Focus on the five highest-impact areas first: the roof, the tires, the electrical system, the toilet and waste system, and the safety systems. These hit the highest share of owners and cause the most expensive damage when neglected. Getting these right handles most of what actually saves money over time.

How often should I inspect my RV roof?

Inspect the roof at least twice a year, ideally in spring before the season and in fall before storage, and many full-time owners check quarterly. You are looking at the sealant around every penetration and seam for cracking, peeling, or chalkiness. A minor reseal costs a few hundred dollars, while unaddressed water damage can run many thousands.

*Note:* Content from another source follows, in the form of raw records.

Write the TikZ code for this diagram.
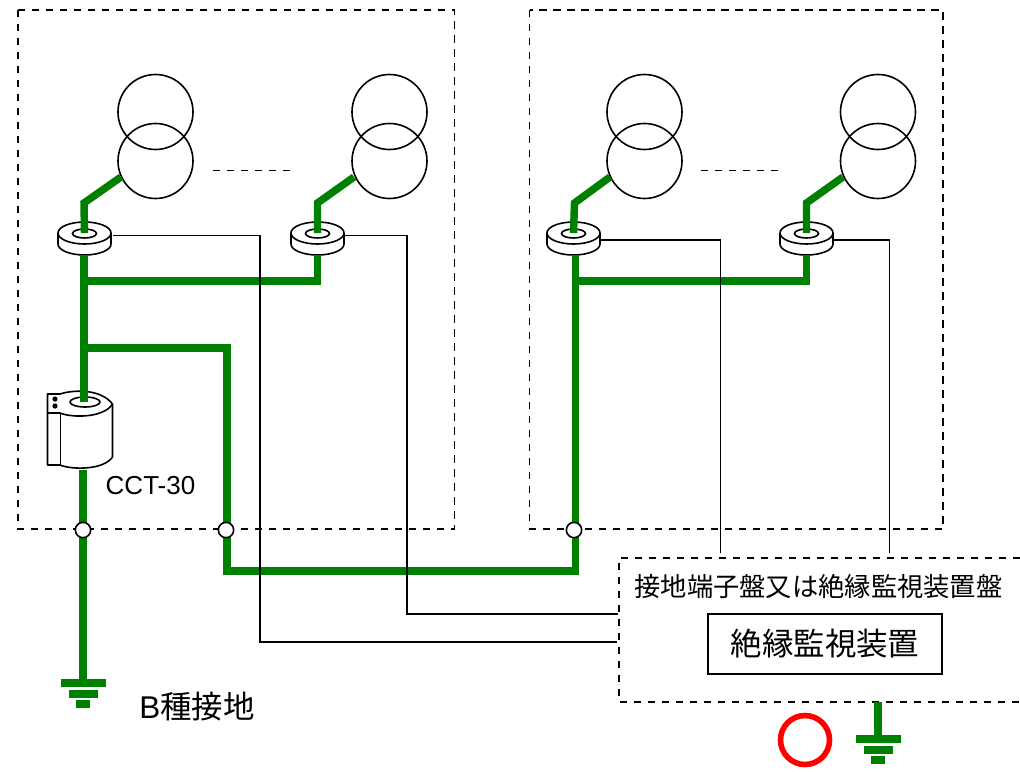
\documentclass[tikz,border=0pt]{standalone}
\usepackage{fontspec}
\setmainfont{Liberation Sans}
\newfontfamily\cjk{Noto Sans CJK JP}
\definecolor{earthgreen}{RGB}{0,128,0}
\tikzset{
    earth/.style={draw=earthgreen, line width=5.6pt, miter limit=10},
    wire/.style={draw=black, line width=1.1pt},
    outline/.style={draw=black, line width=1.2pt},
    boundary/.style={draw=black, line width=1.2pt, dash pattern=on 5.5pt off 5pt},
    junction/.style={circle, draw=black, fill=white, line width=1.2pt, minimum size=11.5pt, inner sep=0pt},
    monitorbox/.style={rectangle, draw=black, line width=1.3pt, minimum width=175pt, minimum height=44.5pt, inner sep=0pt}
}
\begin{document}
\begin{tikzpicture}[x=0.75pt, y=-0.75pt]
    \useasboundingbox (0,0) rectangle (1020,771);

    % transformers
    \coordinate (T1) at (155.5,112);
    \coordinate (T2) at (389.5,112);
    \coordinate (T3) at (644.5,112);
    \coordinate (T4) at (878,112);

    % rings and the elbows above them
    \coordinate (R1) at (84.5,233);
    \coordinate (R2) at (317.5,233);
    \coordinate (R3) at (573.5,233);
    \coordinate (R4) at (806.5,233);
    \coordinate (E1) at (84,203);
    \coordinate (E2) at (317.5,203);
    \coordinate (E3) at (574.5,203);
    \coordinate (E4) at (806.5,203);
    \coordinate (S1) at (121,177);
    \coordinate (S2) at (354,177);
    \coordinate (S3) at (610,177);
    \coordinate (S4) at (843,177);

    % earth bus
    \coordinate (A) at (84,255);
    \coordinate (B) at (84,281);
    \coordinate (C) at (84,348);
    \coordinate (D) at (84,402);
    \coordinate (F) at (83,470);
    \coordinate (G1) at (83,683);
    \coordinate (H) at (227,348);
    \coordinate (I) at (227,571);
    \coordinate (K) at (575.5,571);
    \coordinate (L) at (575.5,255);
    \coordinate (M) at (575.5,281);
    \coordinate (N) at (806.5,281);
    \coordinate (O) at (806.5,255);
    \coordinate (P) at (317.5,281);
    \coordinate (Q) at (317.5,255);
    \coordinate (G2) at (878,739);
    \coordinate (U) at (878,702);

    % wire ends
    \coordinate (W1) at (113,235.5);
    \coordinate (W2) at (260,235.5);
    \coordinate (W3) at (260,642);
    \coordinate (W4) at (617,642);
    \coordinate (W5) at (344,235.5);
    \coordinate (W6) at (407,235.5);
    \coordinate (W7) at (407,614);
    \coordinate (W8) at (618,614);
    \coordinate (W9) at (600,240);
    \coordinate (W10) at (720.5,240);
    \coordinate (W11) at (720.5,553);
    \coordinate (W12) at (833,240);
    \coordinate (W13) at (889.5,240);
    \coordinate (W14) at (889.5,553);

    % dashed enclosures
    \draw[boundary] (18,10) rectangle (454.5,529);
    \draw[boundary] (529.5,10) rectangle (943,529);
    \draw[boundary] (1020,558) -- (619,558) -- (619,702) -- (1020,702);
    \draw[boundary] (213,170.5) -- (297,170.5);
    \draw[boundary] (701,170.5) -- (785,170.5);

    \foreach \trans in {T1,T2,T3,T4}
    {
        \draw[outline, shift={(\trans)}] (0,0) circle (37.5);
        \draw[outline, shift={(\trans)}] (0,49) circle (37.5);
    }

    \foreach \ring in {R1,R2,R3,R4}
    {
        \begin{scope}[shift={(\ring)}]
            \draw[outline, fill=white] (-26.5,0) -- (-26.5,11) arc (180:360:26.5 and -11) -- (26.5,0);
            \draw[outline, fill=white] (0,0) ellipse (26.5 and 11);
            \draw[outline] (0,0.5) ellipse (12 and 4.5);
        \end{scope}
    }

    % current transformer body
    \draw[outline, line join=round, fill=white] (47.5,394) -- (60,394) .. controls (72,390) and (100,388) .. (112.5,404) -- (112.5,457) .. controls (104,470) and (72,470) .. (60,465) -- (47.5,465) -- cycle;
    \draw[outline] (47.5,413) -- (60,413) .. controls (72,418) and (104,418) .. (112.5,404);
    \draw[outline] (60.5,413) -- (60.5,465);
    \draw[outline] (85,402) ellipse (15 and 5);
    \fill (55,399) circle (2.6);
    \fill (55,406) circle (2.6);

    % earth wiring
    \draw[earth] (S1) -- (E1) -- (R1);
    \draw[earth] (S2) -- (E2) -- (R2);
    \draw[earth] (S3) -- (E3) -- (R3);
    \draw[earth] (S4) -- (E4) -- (R4);
    \draw[earth] (A) -- (D);
    \draw[earth] (F) -- (G1);
    \draw[earth] (B) -- (P) -- (Q);
    \draw[earth] (C) -- (H) -- (I) -- (K) -- (L);
    \draw[earth] (M) -- (N) -- (O);
    \draw[earth] (U) -- (G2);

    \foreach \ground in {G1,G2}
    {
        \begin{scope}[shift={(\ground)}]
            \draw[earth] (-22.5,0) -- (22.5,0);
            \draw[earth] (-14.5,11) -- (14.5,11);
            \draw[earth] (-7,21) -- (7,21);
        \end{scope}
    }

    % signal wires
    \draw[wire] (W1) -- (W2) -- (W3) -- (W4);
    \draw[wire] (W5) -- (W6) -- (W7) -- (W8);
    \draw[wire] (W9) -- (W10) -- (W11);
    \draw[wire] (W12) -- (W13) -- (W14);

    \node[junction] (J1) at (83,530) {};
    \node[junction] (J2) at (226,530) {};
    \node[junction] (J3) at (574,530) {};

    \node[monitorbox] (monitor) at (825,644) {\fontsize{23.6}{28}\selectfont\cjk 絶縁監視装置};
    \node (panel) at (818.5,587) {\fontsize{19.7}{24}\selectfont\cjk 接地端子盤又は絶縁監視装置盤};
    \node (cct) at (150.5,486) {\fontsize{19.5}{24}\selectfont CCT-30};
    \node (bearth) at (197,707) {\fontsize{23.6}{28}\selectfont B{\cjk 種接地}};

    \draw[draw=red, line width=4.2pt] (805,740) circle (24.5);
\end{tikzpicture}
\end{document}
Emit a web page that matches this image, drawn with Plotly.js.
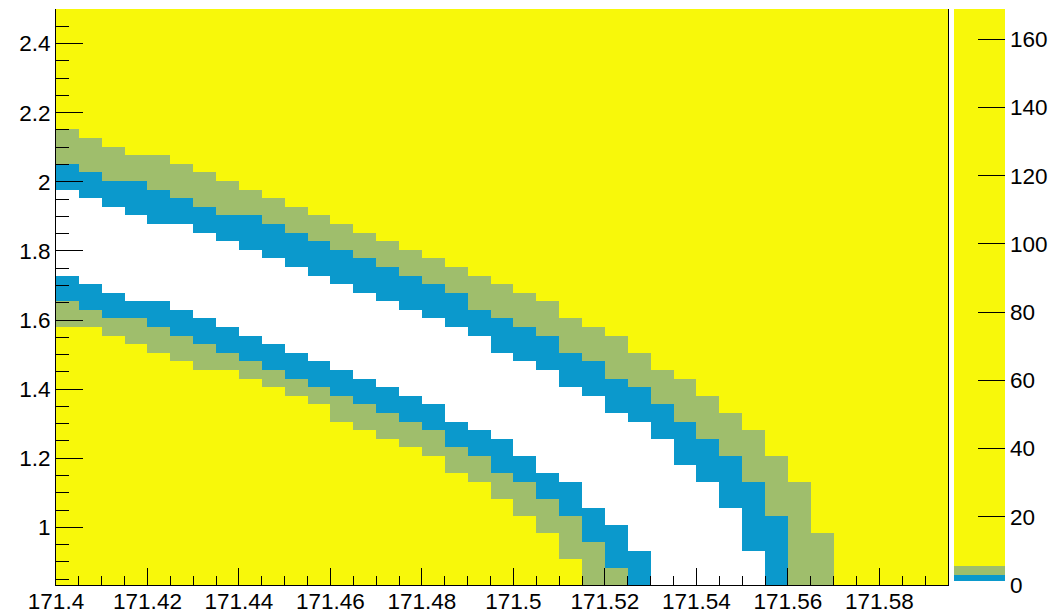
<!DOCTYPE html>
<html>
<head>
<meta charset="utf-8">
<script src="https://cdn.plot.ly/plotly-3.0.1.min.js"></script>
<style>
  html, body { margin: 0; padding: 0; background: #ffffff; }
  #chart { width: 1053px; height: 614px; }
</style>
</head>
<body>
<div id="chart"></div>
<script>
// Binning of the scan: mass on x, second parameter on y
const X_MIN = 171.4, X_BIN = 0.005, NX = 39;
const Y_MIN = 0.8333, Y_MAX = 2.5, NY = 67;

// Band edges for every mass bin (null: the band runs off the bottom of the range).
// Upper branch, outside in
const upperOuter = [2.15, 2.125, 2.1, 2.075, 2.075, 2.05, 2.025, 2.0, 1.975, 1.95,
                    1.925, 1.9, 1.875, 1.85, 1.825, 1.8, 1.775, 1.75, 1.725, 1.7,
                    1.675, 1.65, 1.6, 1.575, 1.55, 1.5, 1.45, 1.425, 1.375, 1.325,
                    1.275, 1.2, 1.125, 0.975, null, null, null, null, null];   // yellow -> green
const upperMid   = [2.05, 2.025, 2.0, 2.0, 1.975, 1.95, 1.925, 1.9, 1.9, 1.875,
                    1.85, 1.825, 1.8, 1.775, 1.75, 1.725, 1.7, 1.675, 1.625, 1.6,
                    1.575, 1.55, 1.5, 1.475, 1.425, 1.4, 1.35, 1.3, 1.25, 1.2,
                    1.125, 1.025, null, null, null, null, null, null, null];  // green -> blue
const upperInner = [1.975, 1.95, 1.925, 1.9, 1.875, 1.875, 1.85, 1.825, 1.8, 1.775,
                    1.75, 1.725, 1.7, 1.675, 1.65, 1.625, 1.6, 1.575, 1.55, 1.5,
                    1.475, 1.45, 1.4, 1.375, 1.325, 1.3, 1.25, 1.175, 1.125, 1.05,
                    0.925, null, null, null, null, null, null, null, null];   // blue -> white
// Lower branch, inside out
const lowerInner = [1.725, 1.7, 1.675, 1.65, 1.65, 1.625, 1.6, 1.575, 1.55, 1.525,
                    1.5, 1.475, 1.45, 1.425, 1.4, 1.375, 1.35, 1.3, 1.275, 1.25,
                    1.2, 1.15, 1.125, 1.05, 1.0, 0.925, null, null, null, null,
                    null, null, null, null, null, null, null, null, null];    // white -> blue
const lowerMid   = [1.65, 1.625, 1.6, 1.6, 1.575, 1.55, 1.525, 1.5, 1.475, 1.45,
                    1.425, 1.4, 1.375, 1.35, 1.325, 1.3, 1.275, 1.225, 1.2, 1.15,
                    1.125, 1.075, 1.025, 0.95, 0.875, null, null, null, null, null,
                    null, null, null, null, null, null, null, null, null];    // blue -> green
const lowerOuter = [1.575, 1.575, 1.55, 1.525, 1.5, 1.475, 1.45, 1.45, 1.425, 1.4,
                    1.375, 1.35, 1.3, 1.275, 1.25, 1.225, 1.2, 1.15, 1.125, 1.075,
                    1.025, 0.975, 0.9, null, null, null, null, null, null, null,
                    null, null, null, null, null, null, null, null, null];    // green -> yellow

// Contour levels (palette axis) and the colour of each band
const levels     = [0, 1.17, 2.93, 5.66, 168.9];
const bandColors = ['#ffffff', '#0b99cc', '#9fbe6c', '#f8f80a'];
const bandValues = [0.5, 2.0, 4.3, 80];

// Axis ticks
const xTick0 = 171.4, xDtick = 0.02, xMinorDtick = 0.005;
const yDtick = 0.2, yMinorDtick = 0.05;
const zDtick = 20;

const yBin = (Y_MAX - Y_MIN) / NY;
const xEdges = Array.from({length: NX + 1}, (_, i) => X_MIN + i * X_BIN);
const yEdges = Array.from({length: NY + 1}, (_, j) => Y_MIN + j * yBin);

function edgeIndex(v) {
  return v === null ? 0 : Math.round((v - Y_MIN) / yBin);
}

const z = [];
for (let j = 0; j < NY; j++) {
  const row = [];
  for (let i = 0; i < NX; i++) {
    let band;
    if (j >= edgeIndex(upperOuter[i])) band = 3;
    else if (j >= edgeIndex(upperMid[i])) band = 2;
    else if (j >= edgeIndex(upperInner[i])) band = 1;
    else if (j >= edgeIndex(lowerInner[i])) band = 0;
    else if (j >= edgeIndex(lowerMid[i])) band = 1;
    else if (j >= edgeIndex(lowerOuter[i])) band = 2;
    else band = 3;
    row.push(bandValues[band]);
  }
  z.push(row);
}

const zMax = levels[levels.length - 1];
const colorscale = [];
for (let k = 0; k < bandColors.length; k++) {
  colorscale.push([levels[k] / zMax, bandColors[k]]);
  colorscale.push([levels[k + 1] / zMax, bandColors[k]]);
}

const tickFont = {family: 'Liberation Sans, Arial, sans-serif', size: 22.5, color: '#000000'};

const trace = {
  type: 'heatmap',
  x: xEdges,
  y: yEdges,
  z: z,
  zmin: 0,
  zmax: zMax,
  zsmooth: false,
  colorscale: colorscale,
  hoverinfo: 'skip',
  colorbar: {
    thickness: 51, thicknessmode: 'pixels',
    len: 1, lenmode: 'fraction',
    xref: 'container', x: 953.5 / 1053, xanchor: 'left', xpad: 0,
    y: 0.5, yanchor: 'middle', ypad: 0,
    outlinewidth: 0,
    ticks: 'inside', ticklen: 27, tickwidth: 1, tickcolor: '#000000',
    tickmode: 'linear', tick0: 0, dtick: zDtick,
    tickfont: tickFont
  }
};

const layout = {
  width: 1053, height: 614,
  margin: {l: 56, r: 105, t: 9, b: 29, pad: 0, autoexpand: false},
  paper_bgcolor: '#ffffff', plot_bgcolor: '#ffffff',
  showlegend: false,
  xaxis: {
    range: [X_MIN, X_MIN + NX * X_BIN],
    showgrid: false, zeroline: false,
    showline: true, linecolor: '#000000', linewidth: 1,
    ticks: 'inside', ticklen: 17, tickwidth: 1, tickcolor: '#000000',
    tickmode: 'linear', tick0: xTick0, dtick: xDtick,
    minor: {ticks: 'inside', ticklen: 9, tickwidth: 1, tickcolor: '#000000',
            tick0: xTick0, dtick: xMinorDtick, showgrid: false},
    ticklabelstandoff: -4,
    tickfont: tickFont
  },
  yaxis: {
    range: [Y_MIN, Y_MAX],
    showgrid: false, zeroline: false,
    showline: true, mirror: true, linecolor: '#000000', linewidth: 1,
    ticks: 'inside', ticklen: 27, tickwidth: 1, tickcolor: '#000000',
    tickmode: 'linear', tick0: 0, dtick: yDtick,
    minor: {ticks: 'inside', ticklen: 13, tickwidth: 1, tickcolor: '#000000',
            tick0: 0, dtick: yMinorDtick, showgrid: false},
    tickfont: tickFont
  },
  shapes: [{
    type: 'line', xref: 'paper', yref: 'paper',
    x0: 1.0631, x1: 1.0631, y0: 0, y1: 1,
    line: {color: '#000000', width: 1}
  }]
};

Plotly.newPlot('chart', [trace], layout, {displayModeBar: false, staticPlot: true});
</script>
</body>
</html>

When do RV tires need to be replaced?

RV tires age out before they wear out, so most manufacturers recommend replacement at 5 to 7 years regardless of how much tread is left. Heat, sunlight, and time break down the rubber from the inside, and a tire with good tread can still blow at highway speed if it is old enough. Check the four-digit date code on each sidewall annually.

Does my RV water heater need an anode rod replaced?

It depends on the brand. Suburban water heaters have steel tanks with a sacrificial anode rod that should be replaced annually, or the tank will eventually corrode and need full replacement. Atwood and Dometic water heaters have aluminum tanks and do not use an anode rod, so check which brand you have before adding it to your list.

How often should I service my RV wheel bearings?

Wheel bearings should be repacked with fresh grease annually or every 12,000 miles, whichever comes first. A failed bearing can cause a wheel to come off the rig, so this is worth doing on schedule. The repack itself is relatively inexpensive at around $200.

What maintenance does my RV need that the warranty will not cover?

Several routine items are classified as maintenance rather than defects and are your responsibility from day one, including roof and exterior sealant, tires, batteries, wheel bearing repacks, water heater anode rods, and brake service. These are not covered regardless of the unit's age. Neglecting them costs real money or creates safety risks, so track them on their own intervals.

How do I know which maintenance tasks actually apply to my specific rig?

The tasks that apply depend on your exact components, such as whether you have a Suburban or Atwood water heater, electric or hydraulic slides, or an onboard generator. The challenge is less the work itself and more tracking what was last done and what is due for your specific hardware. Documenting your components once lets you build a schedule that matches your rig instead of a generic list.